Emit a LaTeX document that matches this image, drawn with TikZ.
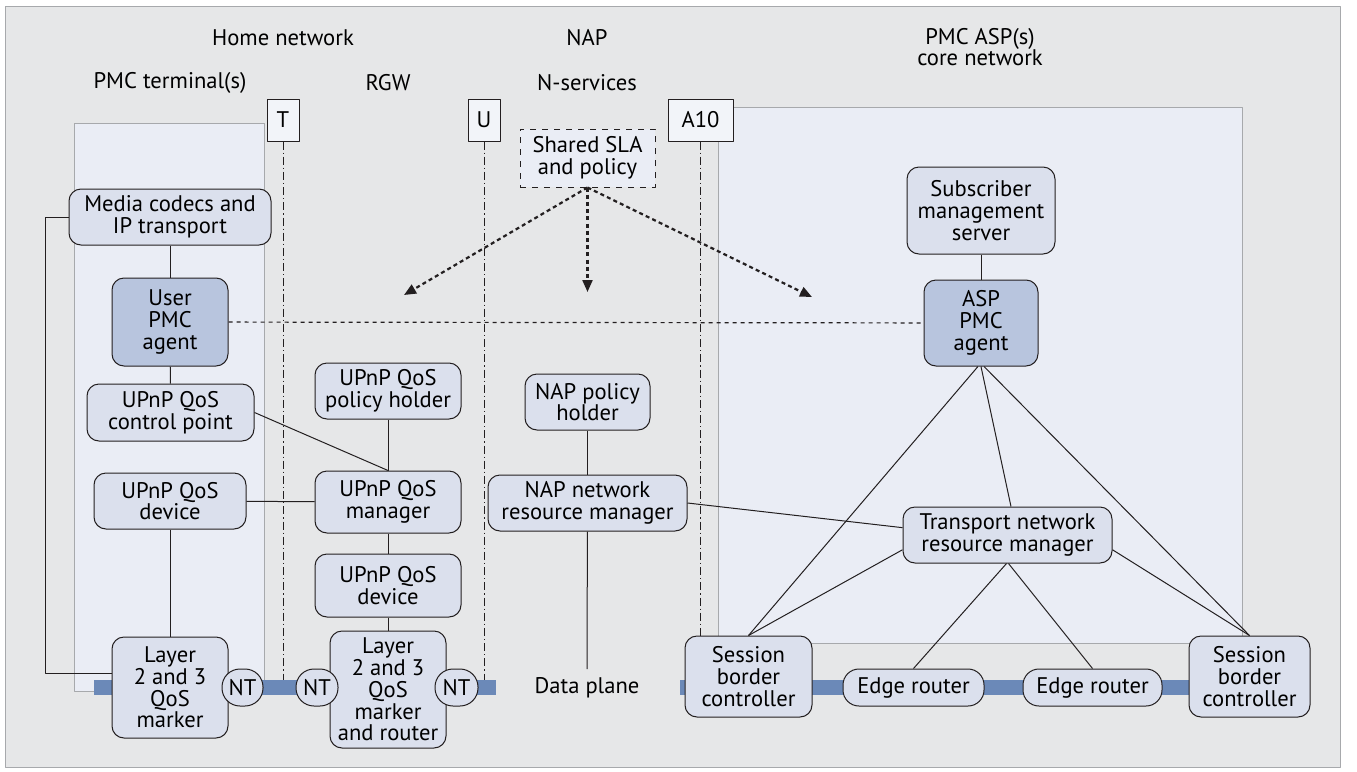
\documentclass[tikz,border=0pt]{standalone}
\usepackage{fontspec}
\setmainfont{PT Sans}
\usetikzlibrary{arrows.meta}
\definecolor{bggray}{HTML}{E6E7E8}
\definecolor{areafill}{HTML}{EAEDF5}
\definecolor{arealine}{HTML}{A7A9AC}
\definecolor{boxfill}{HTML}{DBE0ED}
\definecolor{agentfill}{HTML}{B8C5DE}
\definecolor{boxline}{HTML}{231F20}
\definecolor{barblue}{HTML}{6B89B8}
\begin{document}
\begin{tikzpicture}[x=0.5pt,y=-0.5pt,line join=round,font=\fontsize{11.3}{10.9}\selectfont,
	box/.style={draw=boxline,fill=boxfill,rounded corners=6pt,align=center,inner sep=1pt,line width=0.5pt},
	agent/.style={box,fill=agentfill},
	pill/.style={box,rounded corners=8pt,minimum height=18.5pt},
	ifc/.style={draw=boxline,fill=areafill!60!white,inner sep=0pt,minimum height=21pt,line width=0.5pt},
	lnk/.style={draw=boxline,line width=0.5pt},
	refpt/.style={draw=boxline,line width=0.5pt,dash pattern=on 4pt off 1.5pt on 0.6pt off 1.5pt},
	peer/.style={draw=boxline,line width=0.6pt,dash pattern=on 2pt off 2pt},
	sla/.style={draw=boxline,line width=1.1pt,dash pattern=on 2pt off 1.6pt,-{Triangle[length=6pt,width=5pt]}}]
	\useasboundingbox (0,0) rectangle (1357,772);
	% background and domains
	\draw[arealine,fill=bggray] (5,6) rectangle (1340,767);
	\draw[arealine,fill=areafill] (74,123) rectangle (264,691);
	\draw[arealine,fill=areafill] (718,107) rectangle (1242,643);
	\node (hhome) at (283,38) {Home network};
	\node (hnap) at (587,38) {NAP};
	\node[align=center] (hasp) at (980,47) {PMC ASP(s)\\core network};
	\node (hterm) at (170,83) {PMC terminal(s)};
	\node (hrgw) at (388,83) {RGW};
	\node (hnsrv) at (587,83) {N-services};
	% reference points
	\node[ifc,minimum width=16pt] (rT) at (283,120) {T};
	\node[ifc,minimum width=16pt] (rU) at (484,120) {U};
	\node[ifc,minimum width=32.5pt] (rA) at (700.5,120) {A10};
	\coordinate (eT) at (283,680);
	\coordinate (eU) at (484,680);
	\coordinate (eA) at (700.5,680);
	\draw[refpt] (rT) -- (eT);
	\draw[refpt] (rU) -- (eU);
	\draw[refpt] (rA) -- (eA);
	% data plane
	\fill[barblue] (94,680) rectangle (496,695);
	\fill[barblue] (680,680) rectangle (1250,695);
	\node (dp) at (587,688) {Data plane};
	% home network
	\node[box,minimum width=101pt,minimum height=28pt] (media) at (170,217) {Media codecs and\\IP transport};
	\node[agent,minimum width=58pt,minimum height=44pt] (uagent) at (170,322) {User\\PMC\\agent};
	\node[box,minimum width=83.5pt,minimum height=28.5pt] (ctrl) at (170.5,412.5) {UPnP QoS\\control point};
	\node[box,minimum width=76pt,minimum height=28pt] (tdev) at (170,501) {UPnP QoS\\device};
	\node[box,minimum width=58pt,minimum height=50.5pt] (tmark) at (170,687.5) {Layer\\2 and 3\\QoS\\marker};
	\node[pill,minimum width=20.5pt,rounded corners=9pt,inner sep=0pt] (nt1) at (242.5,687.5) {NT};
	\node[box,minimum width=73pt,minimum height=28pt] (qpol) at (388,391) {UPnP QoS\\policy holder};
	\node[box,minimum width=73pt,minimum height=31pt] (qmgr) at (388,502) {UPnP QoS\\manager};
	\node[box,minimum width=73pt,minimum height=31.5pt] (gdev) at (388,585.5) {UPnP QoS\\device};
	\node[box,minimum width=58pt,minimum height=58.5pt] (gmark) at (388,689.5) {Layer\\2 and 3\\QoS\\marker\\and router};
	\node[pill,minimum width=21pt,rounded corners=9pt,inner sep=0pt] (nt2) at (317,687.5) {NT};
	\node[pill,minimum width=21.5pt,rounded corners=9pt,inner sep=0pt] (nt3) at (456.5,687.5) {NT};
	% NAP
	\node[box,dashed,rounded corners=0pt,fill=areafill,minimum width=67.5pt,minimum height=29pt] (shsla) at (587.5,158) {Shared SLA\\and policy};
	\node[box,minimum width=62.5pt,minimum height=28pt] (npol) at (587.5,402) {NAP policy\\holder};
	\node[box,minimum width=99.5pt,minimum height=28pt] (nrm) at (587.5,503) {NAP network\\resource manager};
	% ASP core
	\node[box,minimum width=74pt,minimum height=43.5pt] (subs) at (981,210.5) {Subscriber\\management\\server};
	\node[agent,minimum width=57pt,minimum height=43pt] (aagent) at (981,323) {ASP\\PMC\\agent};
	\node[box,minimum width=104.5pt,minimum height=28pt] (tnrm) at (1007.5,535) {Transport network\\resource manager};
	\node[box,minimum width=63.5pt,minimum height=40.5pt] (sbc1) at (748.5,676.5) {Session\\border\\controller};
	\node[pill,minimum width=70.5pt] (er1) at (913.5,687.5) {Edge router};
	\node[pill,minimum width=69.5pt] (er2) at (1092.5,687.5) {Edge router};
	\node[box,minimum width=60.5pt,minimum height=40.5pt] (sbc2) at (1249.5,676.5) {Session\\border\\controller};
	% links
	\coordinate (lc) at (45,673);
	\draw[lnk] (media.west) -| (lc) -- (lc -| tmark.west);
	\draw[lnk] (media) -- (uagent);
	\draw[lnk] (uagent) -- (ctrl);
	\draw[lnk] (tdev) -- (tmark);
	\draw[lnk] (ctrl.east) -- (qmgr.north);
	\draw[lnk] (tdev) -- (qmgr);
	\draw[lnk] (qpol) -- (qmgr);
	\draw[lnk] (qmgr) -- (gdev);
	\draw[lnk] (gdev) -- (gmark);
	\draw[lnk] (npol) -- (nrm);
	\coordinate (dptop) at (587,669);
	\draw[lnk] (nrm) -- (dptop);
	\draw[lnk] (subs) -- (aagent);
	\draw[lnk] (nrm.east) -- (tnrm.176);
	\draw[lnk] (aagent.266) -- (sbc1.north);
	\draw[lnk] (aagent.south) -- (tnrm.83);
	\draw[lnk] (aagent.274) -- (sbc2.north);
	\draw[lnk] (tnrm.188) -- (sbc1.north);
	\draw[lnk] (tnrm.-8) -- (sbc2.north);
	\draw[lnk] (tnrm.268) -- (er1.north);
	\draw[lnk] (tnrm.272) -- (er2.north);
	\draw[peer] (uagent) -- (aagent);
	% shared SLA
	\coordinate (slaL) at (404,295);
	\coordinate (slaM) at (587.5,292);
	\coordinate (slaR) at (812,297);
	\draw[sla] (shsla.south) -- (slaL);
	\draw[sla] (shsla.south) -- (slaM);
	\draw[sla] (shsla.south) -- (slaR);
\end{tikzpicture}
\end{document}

---

• **TASK GOAL**
Repeat the full listing above exactly, with no pictures in the copy.

• **FINISHED TASK**
Emit a LaTeX document that matches this image, drawn with TikZ.
\documentclass[tikz,border=0pt]{standalone}
\usepackage{fontspec}
\setmainfont{PT Sans}
\usetikzlibrary{arrows.meta}
\definecolor{bggray}{HTML}{E6E7E8}
\definecolor{areafill}{HTML}{EAEDF5}
\definecolor{arealine}{HTML}{A7A9AC}
\definecolor{boxfill}{HTML}{DBE0ED}
\definecolor{agentfill}{HTML}{B8C5DE}
\definecolor{boxline}{HTML}{231F20}
\definecolor{barblue}{HTML}{6B89B8}
\begin{document}
\begin{tikzpicture}[x=0.5pt,y=-0.5pt,line join=round,font=\fontsize{11.3}{10.9}\selectfont,
	box/.style={draw=boxline,fill=boxfill,rounded corners=6pt,align=center,inner sep=1pt,line width=0.5pt},
	agent/.style={box,fill=agentfill},
	pill/.style={box,rounded corners=8pt,minimum height=18.5pt},
	ifc/.style={draw=boxline,fill=areafill!60!white,inner sep=0pt,minimum height=21pt,line width=0.5pt},
	lnk/.style={draw=boxline,line width=0.5pt},
	refpt/.style={draw=boxline,line width=0.5pt,dash pattern=on 4pt off 1.5pt on 0.6pt off 1.5pt},
	peer/.style={draw=boxline,line width=0.6pt,dash pattern=on 2pt off 2pt},
	sla/.style={draw=boxline,line width=1.1pt,dash pattern=on 2pt off 1.6pt,-{Triangle[length=6pt,width=5pt]}}]
	\useasboundingbox (0,0) rectangle (1357,772);
	% background and domains
	\draw[arealine,fill=bggray] (5,6) rectangle (1340,767);
	\draw[arealine,fill=areafill] (74,123) rectangle (264,691);
	\draw[arealine,fill=areafill] (718,107) rectangle (1242,643);
	\node (hhome) at (283,38) {Home network};
	\node (hnap) at (587,38) {NAP};
	\node[align=center] (hasp) at (980,47) {PMC ASP(s)\\core network};
	\node (hterm) at (170,83) {PMC terminal(s)};
	\node (hrgw) at (388,83) {RGW};
	\node (hnsrv) at (587,83) {N-services};
	% reference points
	\node[ifc,minimum width=16pt] (rT) at (283,120) {T};
	\node[ifc,minimum width=16pt] (rU) at (484,120) {U};
	\node[ifc,minimum width=32.5pt] (rA) at (700.5,120) {A10};
	\coordinate (eT) at (283,680);
	\coordinate (eU) at (484,680);
	\coordinate (eA) at (700.5,680);
	\draw[refpt] (rT) -- (eT);
	\draw[refpt] (rU) -- (eU);
	\draw[refpt] (rA) -- (eA);
	% data plane
	\fill[barblue] (94,680) rectangle (496,695);
	\fill[barblue] (680,680) rectangle (1250,695);
	\node (dp) at (587,688) {Data plane};
	% home network
	\node[box,minimum width=101pt,minimum height=28pt] (media) at (170,217) {Media codecs and\\IP transport};
	\node[agent,minimum width=58pt,minimum height=44pt] (uagent) at (170,322) {User\\PMC\\agent};
	\node[box,minimum width=83.5pt,minimum height=28.5pt] (ctrl) at (170.5,412.5) {UPnP QoS\\control point};
	\node[box,minimum width=76pt,minimum height=28pt] (tdev) at (170,501) {UPnP QoS\\device};
	\node[box,minimum width=58pt,minimum height=50.5pt] (tmark) at (170,687.5) {Layer\\2 and 3\\QoS\\marker};
	\node[pill,minimum width=20.5pt,rounded corners=9pt,inner sep=0pt] (nt1) at (242.5,687.5) {NT};
	\node[box,minimum width=73pt,minimum height=28pt] (qpol) at (388,391) {UPnP QoS\\policy holder};
	\node[box,minimum width=73pt,minimum height=31pt] (qmgr) at (388,502) {UPnP QoS\\manager};
	\node[box,minimum width=73pt,minimum height=31.5pt] (gdev) at (388,585.5) {UPnP QoS\\device};
	\node[box,minimum width=58pt,minimum height=58.5pt] (gmark) at (388,689.5) {Layer\\2 and 3\\QoS\\marker\\and router};
	\node[pill,minimum width=21pt,rounded corners=9pt,inner sep=0pt] (nt2) at (317,687.5) {NT};
	\node[pill,minimum width=21.5pt,rounded corners=9pt,inner sep=0pt] (nt3) at (456.5,687.5) {NT};
	% NAP
	\node[box,dashed,rounded corners=0pt,fill=areafill,minimum width=67.5pt,minimum height=29pt] (shsla) at (587.5,158) {Shared SLA\\and policy};
	\node[box,minimum width=62.5pt,minimum height=28pt] (npol) at (587.5,402) {NAP policy\\holder};
	\node[box,minimum width=99.5pt,minimum height=28pt] (nrm) at (587.5,503) {NAP network\\resource manager};
	% ASP core
	\node[box,minimum width=74pt,minimum height=43.5pt] (subs) at (981,210.5) {Subscriber\\management\\server};
	\node[agent,minimum width=57pt,minimum height=43pt] (aagent) at (981,323) {ASP\\PMC\\agent};
	\node[box,minimum width=104.5pt,minimum height=28pt] (tnrm) at (1007.5,535) {Transport network\\resource manager};
	\node[box,minimum width=63.5pt,minimum height=40.5pt] (sbc1) at (748.5,676.5) {Session\\border\\controller};
	\node[pill,minimum width=70.5pt] (er1) at (913.5,687.5) {Edge router};
	\node[pill,minimum width=69.5pt] (er2) at (1092.5,687.5) {Edge router};
	\node[box,minimum width=60.5pt,minimum height=40.5pt] (sbc2) at (1249.5,676.5) {Session\\border\\controller};
	% links
	\coordinate (lc) at (45,673);
	\draw[lnk] (media.west) -| (lc) -- (lc -| tmark.west);
	\draw[lnk] (media) -- (uagent);
	\draw[lnk] (uagent) -- (ctrl);
	\draw[lnk] (tdev) -- (tmark);
	\draw[lnk] (ctrl.east) -- (qmgr.north);
	\draw[lnk] (tdev) -- (qmgr);
	\draw[lnk] (qpol) -- (qmgr);
	\draw[lnk] (qmgr) -- (gdev);
	\draw[lnk] (gdev) -- (gmark);
	\draw[lnk] (npol) -- (nrm);
	\coordinate (dptop) at (587,669);
	\draw[lnk] (nrm) -- (dptop);
	\draw[lnk] (subs) -- (aagent);
	\draw[lnk] (nrm.east) -- (tnrm.176);
	\draw[lnk] (aagent.266) -- (sbc1.north);
	\draw[lnk] (aagent.south) -- (tnrm.83);
	\draw[lnk] (aagent.274) -- (sbc2.north);
	\draw[lnk] (tnrm.188) -- (sbc1.north);
	\draw[lnk] (tnrm.-8) -- (sbc2.north);
	\draw[lnk] (tnrm.268) -- (er1.north);
	\draw[lnk] (tnrm.272) -- (er2.north);
	\draw[peer] (uagent) -- (aagent);
	% shared SLA
	\coordinate (slaL) at (404,295);
	\coordinate (slaM) at (587.5,292);
	\coordinate (slaR) at (812,297);
	\draw[sla] (shsla.south) -- (slaL);
	\draw[sla] (shsla.south) -- (slaM);
	\draw[sla] (shsla.south) -- (slaR);
\end{tikzpicture}
\end{document}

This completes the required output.